Below are some fresh examples of stocks moving based on index inclusion. Just remember, when there are major market drawdowns (sell-offs) it also means that the companies which are in the indexes are also dragged down because of all the selling. The stocks may not have fallen as much in sell-offs as the index-trackers are

When the S&P report for new additions and deletions came out in the quarterly rebalance, DoorDash, Inc. (NASDAQ: DASH) was the biggest winner as it rose 6.1% to $189.00 in the after-hours. The trading volume was over 400,000 shares.

Freshpet, Inc. (NASDAQ: FRPT) was a fresh addition to the S&P Small Cap 600 Index without having been in the major S&P indexes yet, and it rose 5.1% to $101.80 in the after-hours session.

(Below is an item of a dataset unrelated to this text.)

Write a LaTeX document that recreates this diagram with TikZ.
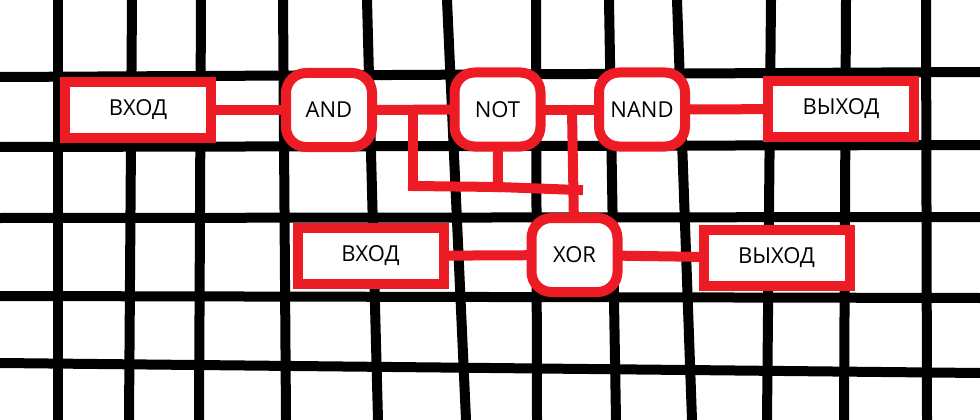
\documentclass[tikz,border=0pt]{standalone}
\usepackage{fontspec}
\setmainfont{Open Sans}
\usetikzlibrary{shapes,arrows}
\definecolor{paintred}{HTML}{ED1C24}
\tikzstyle{gridline} = [draw=black, line width=10pt]
\tikzstyle{wire} = [draw=paintred, line width=10pt, line cap=rect]
\tikzstyle{port} = [draw=paintred, fill=white, rectangle, line width=10pt, inner sep=0pt, minimum height=56pt, minimum width=146pt, font=\fontsize{22}{26}\selectfont]
\tikzstyle{gate} = [port, rounded corners=20pt, minimum height=74pt, minimum width=86pt]

\begin{document}
\begin{tikzpicture}[-, x=1pt, y=-1pt]
\useasboundingbox (0,0) rectangle (980,420);

% grid behind
\foreach \t/\b in {58/58, 132/129, 201/199, 283/286, 367/378, 447/466, 536/537, 609/616, 677/692, 771/767, 846/844, 926/927}
  \draw[gridline] (\t,0) -- (\b,420);
\foreach \l/\r in {77/72, 147/145, 218/217, 296/298, 363/373}
  \draw[gridline] (0,\l) -- (980,\r);

\node[port, xshift=138pt, yshift=-110pt] (in1) [] {ВХОД};
\node[gate, xshift=329pt, yshift=-110pt] (and) [] {AND};
\node[gate, xshift=497.5pt, yshift=-109.5pt] (not) [] {NOT};
\node[gate, xshift=642pt, yshift=-109.5pt] (nand) [] {NAND};
\node[port, xshift=841pt, yshift=-109pt] (out1) [] {ВЫХОД};

\node[port, xshift=370.5pt, yshift=-256pt] (in2) [] {ВХОД};
\node[gate, xshift=574.5pt, yshift=-255pt] (xor) [] {XOR};
\node[port, xshift=776.5pt, yshift=-258pt] (out2) [] {ВЫХОД};

\coordinate (j1) at (413,110);
\coordinate (j2) at (572,110);
\coordinate (k1) at (413,186);
\coordinate (k2) at (498,187);
\coordinate (k3) at (578,190);

\path
(in1) edge [wire] (and)
(and) edge [wire] (not)
(not) edge [wire] (nand)
(nand) edge [wire] (out1);

\path
(in2) edge [wire] (xor)
(xor) edge [wire] (out2);

% branches
\path
(j1) edge [wire] (k1)
(k1) edge [wire] (k2)
(k2) edge [wire] (k3)
(not) edge [wire] (k2)
(j2) edge [wire] (xor);

\end{tikzpicture}
\end{document}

Kratos Defense & Security Solutions (NASDAQ: KTOS) was also a fresh addition to the S&P Small Cap 600 Index without having been in the major S&P indexes yet, and it rose 3.05% to $28.12 in the after-hours session.

When S&P signaled that Ambac Financial Group, Inc. (NYSE: AMBC) was being booted out of the S&P Small Cap 600 Index it fell 3.8% to $9.04 in the after-hours.

When S&P showed that The Hain Celestial Group, Inc. (NASDAQ: HAIN) was coming out of the S&P Small Cap 600 Index it fell 1.1% to $4.50 in the after-hours trading.

If you look above, being added to and being deleted from major indexes is a serious business. And if you think that the S&P rebalances are big, the annual Russell Indexes rebalance can be massive for stocks being added as well. This is where investors and traders look to see which stocks are added to (or dropped) from the Russell 1000 and Russell 2000 indexes. The most recent data from LSEG (FTSE Russell’s parent) shows that there is a whopping $10.6 trillion in assets benchmarked to the Russell US indexes.

Investors have gamed index inclusion for years, in many cases trying to front-run these changes. The addition of Palantir Technologies (NYSE: PLTR) was a highly watched addition to the S&P 500 in September 2024 – with investors speculatively gaming it before and after the news of its addition.

The most sophisticated institutional investors of them all try to game the additions and deletions before, during and after based on two or three decades worth of investment models (and AI) to try to predict how each company’s stock may react to the news. Just don’t forget the examples above that even the big institutions have no guaranteed profits — and tactical investors might even lose serious money on this index rebalancing strategy.